St Peter's Community Hospital serves all heart patients in Helena and the surrounding area, with a total population of 68 140. It is nearly 100 km to the next nearest hospital with cardiology services.
About 90% of the population of Helena live in the 59601 zip code. The 10% remaining live in the 59602 zip code, which includes a residential area immediately adjacent to Helena. Many people who live there work in Helena. We surveyed 500 consecutive patients aged over 18 years old who resided in the 59602 zip code and were admitted to the hospital for all causes. Of the 213 of these patients who were employed outside the home, 192 worked in the 59601 zip code area, so we considered 59602 part of Helena for our analyses. We also included zip codes 59604 and 59624 (post office boxes in Helena). All other 596xx zip codes, 59713, and 59728 were considered “not Helena.”
Selection of patients
St Peter's Hospital uses a combination of paper and electronic medical records and computerised billing. We reviewed charts for the months of June to November (the months the ban was in effect) for each year from 1998 to 2003 for patients with a primary or secondary diagnosis of acute myocardial infarction (ICD-9 (international classification of diseases, ninth revision) codes 410.xx). During these months, there were 10 497 admissions for all causes (including acute myocardial infarction) from Helena and 3367 from outside Helena. The attending physician made the diagnosis at the time of discharge, and the hospital billing staff assigned the codes. (Two of the authors (RPS and RMS) were attending physicians for 18 of the 304 admissions included in this study and so assigned the diagnosis. All but three of these patients were treated before we thought of doing this study. These three patients were also seen by a cardiologist and thus had independent blinded corroboration of the diagnosis.) Data were sorted by primary and secondary diagnoses and by zip code to compare the incidence of acute myocardial infarction in residents with zip codes for the city of Helena and residents of the surrounding areas, where there was no ban.

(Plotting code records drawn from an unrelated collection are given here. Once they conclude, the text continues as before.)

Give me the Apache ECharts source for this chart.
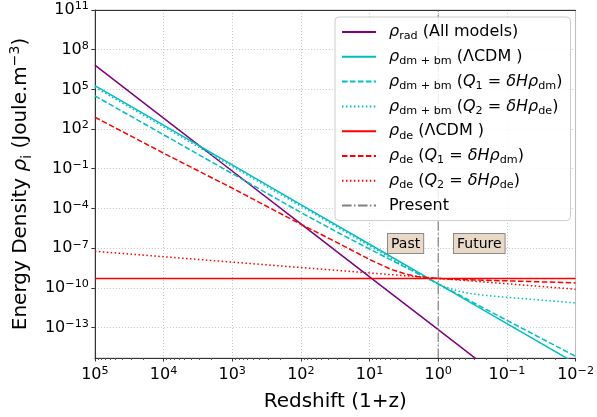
<!DOCTYPE html>
<html><head><meta charset="utf-8">
<script src="https://cdn.jsdelivr.net/npm/echarts@6/dist/echarts.min.js"></script>
<style>html,body{margin:0;padding:0;background:#fff}#c{width:597px;height:417px}</style>
</head><body><div id="c"></div>
<script>
// ---- data ----
const xDecades = [1e5, 1e4, 1e3, 1e2, 1e1, 1, 1e-1, 1e-2];
const xFine = [1e5, 1e4, 1e3, 1e2, 30, 10, 5, 3, 2, 1.5, 1, 0.7, 0.5, 0.3, 0.2, 0.1, 0.05, 0.03, 0.01];

const rhoRad     = [6.76e6, 6.76e2, 6.76e-2, 6.76e-6, 6.76e-10, 6.76e-14, 6.76e-18, 6.76e-22];          // on xDecades
const rhoDmLCDM  = [1.95e5, 1.95e2, 1.95e-1, 1.95e-4, 1.95e-7, 1.95e-10, 1.95e-13, 1.95e-16];            // on xDecades
const rhoDmQ1    = [3.24e4, 37.2, 4.27e-2, 4.9e-5, 1.66e-6, 8.51e-8, 1.35e-8, 3.47e-9, 1.2e-9, 5.75e-10,
                    1.95e-10, 7.33e-11, 2.95e-11, 7.08e-12, 2.29e-12, 3.47e-13, 5.25e-14, 1.29e-14, 6.61e-16]; // on xFine
const rhoDmQ2    = [1.47e5, 147, 0.147, 1.47e-4, 3.97e-6, 1.47e-7, 1.85e-8, 4.04e-9, 1.24e-9, 5.52e-10,
                    1.95e-10, 9.19e-11, 5.45e-11, 3.33e-11, 2.6e-11, 1.88e-11, 1.41e-11, 1.14e-11, 7.27e-12]; // on xFine
const rhoDeLCDM  = [5.1e-10, 5.1e-10, 5.1e-10, 5.1e-10, 5.1e-10, 5.1e-10, 5.1e-10, 5.1e-10];            // on xDecades
const rhoDeQ1    = [7.9e2, 1.5, 3.4e-3, 6.3e-6, 2.7e-7, 1.38e-8, 2.6e-9, 1.09e-9, 7.0e-10, 5.86e-10,
                    5.0e-10, 4.59e-10, 4.3e-10, 3.95e-10, 3.71e-10, 3.33e-10, 2.99e-10, 2.77e-10, 2.34e-10]; // on xFine
const rhoDeQ2    = [5.75e-8, 2.24e-8, 8.71e-9, 3.39e-9, 1.32e-9, 5.13e-10, 2.0e-10, 7.76e-11];           // on xDecades
const presentX   = [1, 1];
const presentY   = [4.9e-16, 1e11];

const xTicks = [1e5, 1e4, 1e3, 1e2, 1e1, 1, 1e-1, 1e-2];
const yTicks = [1e-13, 1e-10, 1e-7, 1e-4, 1e-1, 1e2, 1e5, 1e8, 1e11];
const xRange = [1e-2, 1e5];
const yRange = [4.9e-16, 1e11];

const labels = {
  rad:  '{i|ρ}{s|rad}{t| (All models)}',
  dmL:  '{i|ρ}{s|dm + bm}{t| (ΛCDM )}',
  dmQ1: '{i|ρ}{s|dm + bm}{t| (}{i|Q}{s|1}{t| = }{i|δHρ}{s|dm}{t|)}',
  dmQ2: '{i|ρ}{s|dm + bm}{t| (}{i|Q}{s|2}{t| = }{i|δHρ}{s|de}{t|)}',
  deL:  '{i|ρ}{s|de}{t| (ΛCDM )}',
  deQ1: '{i|ρ}{s|de}{t| (}{i|Q}{s|1}{t| = }{i|δHρ}{s|dm}{t|)}',
  deQ2: '{i|ρ}{s|de}{t| (}{i|Q}{s|2}{t| = }{i|δHρ}{s|de}{t|)}',
  Present: '{t|Present}'
};

// minor tick positions for the log x axis (2..9 x 10^n)
const xMinor = [];
for (let d = -2; d < 5; d++) for (let m = 2; m <= 9; m++) xMinor.push(m * Math.pow(10, d));

function zip(xs, ys) { return xs.map((x, i) => [x, ys[i]]); }
const FONT = 'DejaVu Sans';
function powLabel(v) {
  const e = Math.round(Math.log10(v));
  return '{b|10}{p|' + (e < 0 ? '\u2212' + (-e) : e) + '}';
}
const tickRich = {
  b: {fontSize: 16, lineHeight: 18, fontFamily: FONT, color: '#000'},
  p: {fontSize: 11.2, lineHeight: 11, verticalAlign: 'top', fontFamily: FONT, color: '#000'}
};

const C_PURPLE = '#800080', C_CYAN = '#00bfbf', C_RED = '#ff0000', C_GRAY = '#808080';
const DASH = [5.55, 2.4], DOT = [1.5, 2.475], DASHDOT = [9.6, 2.4, 1.5, 2.4];

function line(name, xs, ys, color, type, width) {
  return {
    name, type: 'line', data: zip(xs, ys), showSymbol: false, symbol: 'none',
    clip: true, xAxisIndex: 0, yAxisIndex: 0, z: 3,
    lineStyle: {color, width: width || 1.5, type}, itemStyle: {color}, emphasis: {disabled: true}
  };
}

const chart = echarts.init(document.getElementById('c'), null, {renderer: 'canvas', width: 597, height: 417});
chart.setOption({
  animation: false,
  textStyle: {fontFamily: FONT},
  grid: {left: 92, right: 20, top: 10, bottom: 53, show: true, borderColor: '#b8b8b8', borderWidth: 1},
  xAxis: [
    {
      type: 'log', logBase: 10, min: xRange[0], max: xRange[1], inverse: true, position: 'bottom',
      axisLine: {show: true, lineStyle: {color: '#333', width: 1}},
      axisTick: {show: true, customValues: xTicks, length: 3.5, lineStyle: {color: '#333'}},
      axisLabel: {customValues: xTicks, formatter: powLabel, rich: tickRich, margin: 8, showMinLabel: true, showMaxLabel: true},
      splitLine: {show: true, lineStyle: {type: [1, 2], color: '#c4c4c4', width: 1}},
      minorTick: {show: false},
      name: 'Redshift (1+z)', nameLocation: 'middle', nameGap: 34,
      nameTextStyle: {fontSize: 20, fontFamily: FONT, color: '#000'}
    },
    {
      type: 'log', logBase: 10, min: xRange[0], max: xRange[1], inverse: true, position: 'bottom',
      axisLine: {show: false},
      axisTick: {show: true, customValues: xMinor, length: 2, lineStyle: {color: '#555'}},
      axisLabel: {show: false}, splitLine: {show: false}
    },
    {
      type: 'log', logBase: 10, min: xRange[0], max: xRange[1], inverse: true, position: 'top',
      axisLine: {show: true, lineStyle: {color: '#333', width: 1}},
      axisTick: {show: false}, axisLabel: {show: false}, splitLine: {show: false}
    }
  ],
  yAxis: [
    {
      type: 'log', logBase: 10, min: yRange[0], max: yRange[1],
      axisLine: {show: true, lineStyle: {color: '#333', width: 1}},
      axisTick: {show: true, customValues: yTicks, length: 3.5, lineStyle: {color: '#333'}},
      axisLabel: {customValues: yTicks, formatter: powLabel, rich: tickRich, margin: 6},
      splitLine: {show: true, lineStyle: {type: [1, 2], color: '#c4c4c4', width: 1}},
      name: 'Energy Density {i|ρ}{s|i}{t| (Joule.m}{p|\u22123}{t|)}',
      nameLocation: 'middle', nameGap: 56, nameRotate: 90,
      nameTextStyle: {
        fontSize: 20, fontFamily: FONT, color: '#000', lineHeight: 26,
        rich: {
          t: {fontSize: 20, fontFamily: FONT, color: '#000', lineHeight: 26},
          i: {fontSize: 20, fontFamily: FONT, fontStyle: 'italic', color: '#000', lineHeight: 26},
          s: {fontSize: 14, fontFamily: FONT, color: '#000', lineHeight: 14, verticalAlign: 'bottom'},
          p: {fontSize: 14, fontFamily: FONT, color: '#000', lineHeight: 14, verticalAlign: 'top'}
        }
      }
    }
  ],
  legend: {
    orient: 'vertical', left: 335, top: 17,
    padding: [5, 8, 5, 6], itemGap: 4.8, itemWidth: 34, itemHeight: 20,
    backgroundColor: 'rgba(255,255,255,0.85)', borderColor: '#cccccc', borderWidth: 1, borderRadius: 4,
    data: ['rad', 'dmL', 'dmQ1', 'dmQ2', 'deL', 'deQ1', 'deQ2', 'Present'],
    itemStyle: {opacity: 0, borderWidth: 0},
    formatter: n => '{g| }' + labels[n],
    textStyle: {
      fontSize: 16, fontFamily: FONT, color: '#000', lineHeight: 20,
      rich: {
        g: {width: 8, fontSize: 16, lineHeight: 20},
        t: {fontSize: 16, fontFamily: FONT, color: '#000', lineHeight: 20},
        i: {fontSize: 16, fontFamily: FONT, fontStyle: 'italic', color: '#000', lineHeight: 20},
        s: {fontSize: 11.2, fontFamily: FONT, color: '#000', lineHeight: 11, verticalAlign: 'bottom'}
      }
    },
    selectedMode: false
  },
  graphic: [
    {type: 'text', left: 387, top: 233, z: 10,
     style: {text: 'Past', font: '14px "DejaVu Sans"', fill: '#000', backgroundColor: '#e8dac6',
             borderColor: '#8a8a8a', borderWidth: 1, padding: [2, 3, 1, 3], lineHeight: 16}},
    {type: 'text', left: 453, top: 233, z: 10,
     style: {text: 'Future', font: '14px "DejaVu Sans"', fill: '#000', backgroundColor: '#e8dac6',
             borderColor: '#8a8a8a', borderWidth: 1, padding: [2, 3, 1, 3], lineHeight: 16}}
  ],
  series: [
    line('rad', xDecades, rhoRad, C_PURPLE, 'solid'),
    line('dmL', xDecades, rhoDmLCDM, C_CYAN, 'solid'),
    line('dmQ1', xFine, rhoDmQ1, C_CYAN, DASH),
    line('dmQ2', xFine, rhoDmQ2, C_CYAN, DOT),
    line('deL', xDecades, rhoDeLCDM, C_RED, 'solid'),
    line('deQ1', xFine, rhoDeQ1, C_RED, DASH),
    line('deQ2', xDecades, rhoDeQ2, C_RED, DOT),
    line('Present', presentX, presentY, C_GRAY, DASHDOT, 1.2)
  ]
});
</script></body></html>
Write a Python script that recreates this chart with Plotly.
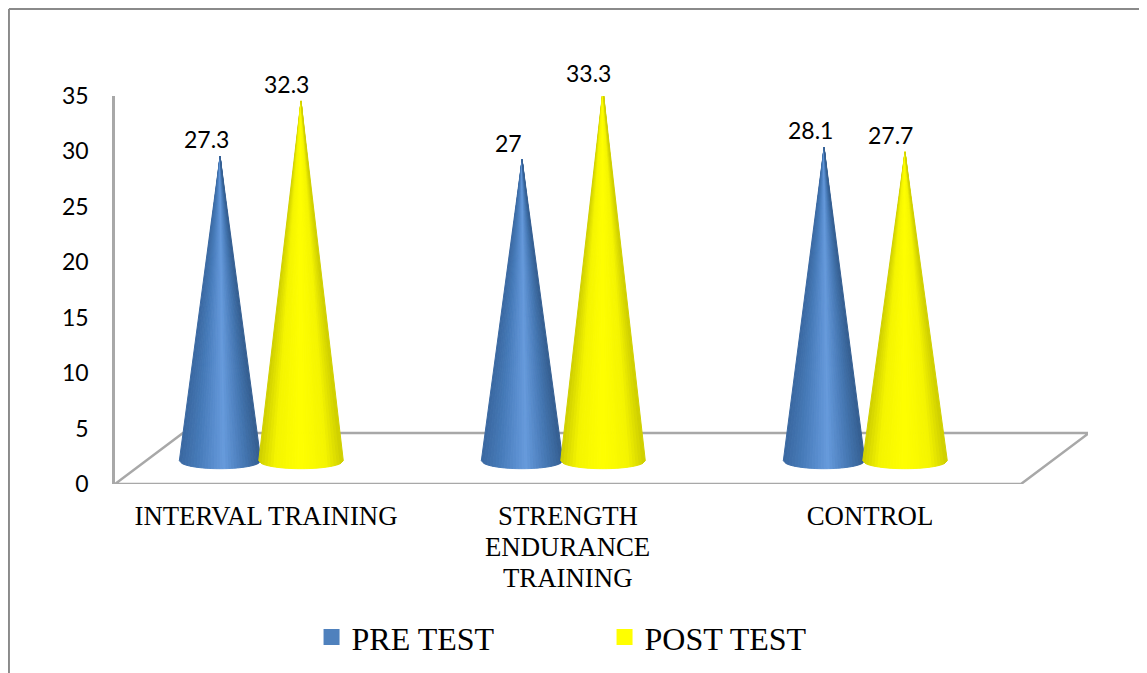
import plotly.graph_objects as go

categories = ["INTERVAL TRAINING", "STRENGTH", "CONTROL"]
category_extra_lines = {1: ["ENDURANCE", "TRAINING"]}
pre_test = [27.3, 27, 28.1]
post_test = [32.3, 33.3, 27.7]
y_ticks = [0, 5, 10, 15, 20, 25, 30, 35]

FLOOR_DX, FLOOR_DY = 0.225, 4.6
BASE_Y, BASE_B, APEX_Y = 2.1, 0.72, 2.25
N = 28


def lerp(a, b, t):
    return tuple(a[i] + (b[i] - a[i]) * t for i in range(3))


def shade(stops, u):
    for (u0, c0), (u1, c1) in zip(stops, stops[1:]):
        if u <= u1:
            c = lerp(c0, c1, (u - u0) / (u1 - u0))
            return "rgb(%d,%d,%d)" % tuple(round(v) for v in c)
    return "rgb(%d,%d,%d)" % stops[-1][1]


BLUE = [(-1, (58, 104, 160)), (-0.55, (70, 122, 184)), (0.1, (102, 154, 220)),
        (0.6, (70, 120, 180)), (1, (52, 94, 144))]
YELLOW = [(-1, (205, 205, 0)), (-0.6, (245, 245, 0)), (0, (255, 255, 0)),
          (0.6, (245, 245, 0)), (1, (205, 205, 0))]


def cone_traces(values, dx, half_w, stops):
    out = []
    for k in range(N):
        u0 = -1 + 2 * k / N
        u1 = -1 + 2 * (k + 1) / N
        xs, ys = [], []
        for i, v in enumerate(values):
            cx = i + dx
            apex = v + APEX_Y
            y0 = BASE_Y - BASE_B * (1 - u0 * u0) ** 0.5
            y1 = BASE_Y - BASE_B * (1 - u1 * u1) ** 0.5
            xs += [cx, cx + half_w * u0, cx + half_w * u1, cx, None]
            ys += [apex, y0, y1, apex, None]
        color = shade(stops, (u0 + u1) / 2)
        out.append(go.Scatter(x=xs, y=ys, mode="lines", fill="toself", fillcolor=color,
                              line=dict(color=color, width=1), showlegend=False,
                              hoverinfo="skip", cliponaxis=False))
    return out


fig = go.Figure()

fig.add_trace(go.Scatter(
    x=[-0.5, -0.5 + FLOOR_DX, 2.5 + FLOOR_DX, 2.5, -0.5],
    y=[0, FLOOR_DY, FLOOR_DY, 0, 0],
    mode="lines", line=dict(color="#a8a8a8", width=2.5), showlegend=False,
    hoverinfo="skip", cliponaxis=False))

for t in cone_traces(pre_test, -0.152, 0.135, BLUE):
    fig.add_trace(t)
for t in cone_traces(post_test, 0.116, 0.14, YELLOW):
    fig.add_trace(t)

# legend entries
fig.add_trace(go.Scatter(x=[None], y=[None], mode="markers", name="PRE TEST",
                         marker=dict(symbol="square", size=16, color="#4F81BD")))
fig.add_trace(go.Scatter(x=[None], y=[None], mode="markers", name="POST TEST",
                         marker=dict(symbol="square", size=16, color="#FFFF00")))

annotations = []
for vals, dx, xs in ((pre_test, -0.152, -14), (post_test, 0.116, -15)):
    for i, v in enumerate(vals):
        annotations.append(dict(x=i + dx, y=v, xref="x", yref="y", text=str(v),
                                showarrow=False, yshift=42, xshift=xs, yanchor="middle",
                                font=dict(family="Lato", size=23, color="#000000")))
for i, lines in category_extra_lines.items():
    for j, line in enumerate(lines):
        annotations.append(dict(x=i, y=0, xref="x", yref="y", text=line, showarrow=False,
                                yshift=-63 - 31 * j, yanchor="middle",
                                font=dict(family="Liberation Serif", size=26.8, color="#000000")))

fig.update_layout(
    width=1139, height=665, autosize=False,
    paper_bgcolor="white", plot_bgcolor="white",
    margin=dict(l=107, r=59, t=88, b=189, autoexpand=False),
    showlegend=True,
    legend=dict(orientation="h", x=0.202, y=-0.395, xref="paper", yref="paper", xanchor="left",
                yanchor="middle", entrywidth=248, entrywidthmode="pixels", itemwidth=30,
                font=dict(family="Liberation Serif", size=32, color="#000000"),
                bgcolor="rgba(0,0,0,0)"),
    annotations=annotations,
    shapes=[
        dict(type="line", xref="paper", yref="paper", x0=-0.109, x1=1.0607, y0=1.224, y1=1.224,
             line=dict(color="#8a8a8a", width=2)),
        dict(type="line", xref="paper", yref="paper", x0=-0.109, x1=-0.109, y0=1.224, y1=-0.487,
             line=dict(color="#8a8a8a", width=2)),
    ],
    xaxis=dict(range=[-0.5, 2.7219], showgrid=False, zeroline=False, showline=False,
               tickmode="array", tickvals=[0, 1, 2], ticktext=categories,
               ticks="", ticklabelstandoff=13,
               tickfont=dict(family="Liberation Serif", size=26.8, color="#000000")),
    yaxis=dict(range=[0, 35], showgrid=False, zeroline=False, showline=True, linecolor="#a8a8a8",
               linewidth=2.5, tickmode="array", tickvals=y_ticks, ticks="", ticklabelstandoff=19,
               tickfont=dict(family="Lato", size=23, color="#000000")),
)

fig.write_html("out.html")
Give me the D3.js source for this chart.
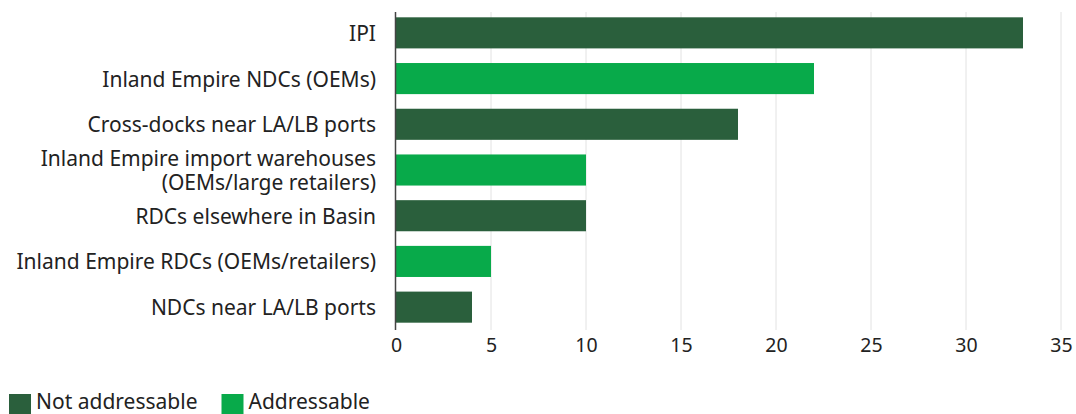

We studied patients' charts if there was a primary or secondary discharge or emergency room diagnosis of acute myocardial infarction. Acute myocardial infarction was the primary diagnosis for 283 cases. Selection criteria were onset of symptoms in the study area, a primary diagnosis of acute myocardial infarction, and no recent procedure that could have precipitated acute myocardial infarction. We excluded eight cases because onset of symptoms occurred outside the study area and one because the patient died in the emergency room three days after angioplasty. The charts of three patients were reviewed because of multiple admissions in any 60 day period. Of a total of five such admissions, one was excluded because there was no chemical evidence (raised troponin I concentrations or creatine phosphokinase activity) for a new event. We therefore included 274 admissions with a primary diagnosis in the analysis.
We reviewed 71 cases with a secondary diagnosis of acute myocardial infarction. To be included, patients had to have chemical evidence (raised troponin I concentrations or creatine phosphokinase activity) at the time of admission or within the first 24 hours, onset of symptoms inside the study area, and no recent procedure that could have precipitated acute myocardial infarction. In the analysis we included 30 admissions with a secondary diagnosis and excluded 41.
In all cases, we accepted the attending physician's diagnosis of acute myocardial infarction, and all attending physicians (other than the authors) were blinded to the study. In the three cases included after the study was started a consulting cardiologist, who was blinded to the study, confirmed the diagnosis, according to the medical record. We did not change any diagnosis. We excluded or included cases according to the criteria noted above.
We reviewed charts of patients from outside the study area to determine whether onset of symptoms was in or out of the study area and included them if the patient's symptoms started in the study area. Twenty six patients in the primary acute myocardial infarction group had out of area zip codes; 14 were included. Eight patients with a secondary diagnosis of acute myocardial infarction had zip codes out of the area. We included three patients with a diagnosis of primary myocardial infarction (for example, primary diagnosis of cardiogenic shock with secondary diagnosis of acute myocardial infarction) whose symptoms had started in the study area.
Overall we selected 354 admissions for review, and 304 met the inclusion criteria.
We tested the hypothesis that the law was associated with changes in the total number of admissions for acute myocardial infarction in the six months of June to November (when the law was in effect). We compared the number of admissions during the six months the law was in effect (in 2002) with the average number of admissions during the same six months in the years before (1998-2001) and after (2003) the law.